В-третьих, хозтовары, галантереи и аптеки не всегда открыты, а по воскресеньям и вовсе закрыты, кроме дежурных аптек, но там спрашивать «фармазон» в это время как-то неудобно.
А, главное, пришел в магазин — а там никакого выбора, может, вообще голяк, ничего нет, или стоит только «Солнцедар», или еще какой термояд. А мы — люди нежные, деликатные, интеллигенция.
Конина
Как-то на выставке Интердринк-95 в Хаммеровском центре в Москве, где я болтался в рекламных ожиданиях, у элегантной, как Диор, стойки фирмы Камю стоял гривастый седоватый джентльмен в позе большетеатровского певца Огнивцева: картинно вперив в высокий лоб ладонь, избоченясь, отставив ногу, кажется, заднюю, он млел и страдал над полиэтиленовым стаканчиком. Как Сократ над чашей с цикутой. В нем играла какая-то вечная и бессмертная музыка, то ли ария Хосе из оперы Бизе «Кармен», то ли танец маленьких лебедей, и он почти рыдал, изредка принюхиваясь и прикладываясь к стаканчику с коньяком. «Жаль, если окажется иностранцем, — подумал я, индифферентно подстраиваясь к нему для разговора, — красиво переживает коньячок дядя».
— Неплохой коньячишко! — совсем уж индифферентно начал я.
— Метастаз души!
И он поведал мне свою историю, которую и передаю, как запомнил, то есть слово в слово.

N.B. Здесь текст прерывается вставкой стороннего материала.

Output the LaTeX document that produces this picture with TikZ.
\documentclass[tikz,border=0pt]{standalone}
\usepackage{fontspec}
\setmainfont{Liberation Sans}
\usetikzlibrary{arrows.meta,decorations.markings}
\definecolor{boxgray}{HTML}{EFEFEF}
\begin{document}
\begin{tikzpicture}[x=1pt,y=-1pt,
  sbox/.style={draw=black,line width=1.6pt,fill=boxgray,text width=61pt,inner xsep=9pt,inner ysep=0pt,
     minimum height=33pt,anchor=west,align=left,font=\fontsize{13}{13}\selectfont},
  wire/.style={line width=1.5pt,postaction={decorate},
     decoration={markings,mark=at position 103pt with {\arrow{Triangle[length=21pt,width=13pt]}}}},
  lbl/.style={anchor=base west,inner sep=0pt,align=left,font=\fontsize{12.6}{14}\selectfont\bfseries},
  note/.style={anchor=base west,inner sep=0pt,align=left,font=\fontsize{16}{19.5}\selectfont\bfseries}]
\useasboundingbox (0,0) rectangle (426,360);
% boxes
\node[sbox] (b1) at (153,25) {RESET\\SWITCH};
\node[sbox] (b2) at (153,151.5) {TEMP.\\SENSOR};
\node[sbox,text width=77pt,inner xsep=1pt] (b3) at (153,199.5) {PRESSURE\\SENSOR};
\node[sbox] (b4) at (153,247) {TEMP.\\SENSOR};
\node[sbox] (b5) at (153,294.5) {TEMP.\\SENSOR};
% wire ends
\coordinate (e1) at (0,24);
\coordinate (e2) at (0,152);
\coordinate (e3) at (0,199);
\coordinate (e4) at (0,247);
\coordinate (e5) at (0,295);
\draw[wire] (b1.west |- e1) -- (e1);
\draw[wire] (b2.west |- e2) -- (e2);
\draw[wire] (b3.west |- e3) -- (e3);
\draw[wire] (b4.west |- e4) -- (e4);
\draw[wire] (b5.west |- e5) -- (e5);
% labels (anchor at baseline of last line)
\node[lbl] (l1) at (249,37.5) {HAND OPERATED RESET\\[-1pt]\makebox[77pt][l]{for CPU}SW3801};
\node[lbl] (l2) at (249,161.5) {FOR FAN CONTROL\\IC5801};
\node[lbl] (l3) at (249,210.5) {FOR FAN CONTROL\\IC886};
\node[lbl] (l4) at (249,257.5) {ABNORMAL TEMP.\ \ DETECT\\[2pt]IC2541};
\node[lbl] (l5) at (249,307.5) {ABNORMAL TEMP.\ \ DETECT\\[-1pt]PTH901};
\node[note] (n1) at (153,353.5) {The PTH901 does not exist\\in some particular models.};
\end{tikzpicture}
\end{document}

«Это было в мае 62-го, тогда еще зерно за границей не закупали, вобла изредка, но была, а крабы почти исчезли. Люди еще не очухались от разоблачения культа личности, а тут объявили о том, что нынешнее поколение будет жить при коммунизме. Всего год, как ввели новые деньги, только-только подняли по этому поводу цены на мясо, масло, молоко и отменили сезонные цены, в Новочеркасске расстреляли толпу и пацанов, висевших на тополях, из космоса прошлым апрелем вернулся Гагарин, меня чуть не исключили из школы накануне выпускных экзаменов за прыжок из окна второго этажа и сочинение на вольную тему „Кому я должен“ — словом, это был самый шальной май.
Стояло дивное утро, и я вышел в тапочках на босу ногу за спичками. В ближайшем киоске их не оказалось, следующий был закрыт, в третьем наконец-то нашлись, но теперь до дома моего школьного приятеля было ближе, чем до моего, и я решил зайти к нему.
Бардак в его комнате был больше обычного — к Вальке приехал крестный из каких-то, даже не обозначенных на картах, северов, летчик.
— Конину будешь? — спросил крестный и тут же налил мне десятую часть стакана армянского коньяка три звездочки, лихо махнул свою дозу, обмакнул свежую дольку лимона в сахарную пудру и закурил беломорину.
Валька и я повторили тот же маневр, но от беломора отказались, нынешнее поколение советских людей выбирает сигареты „Друг“!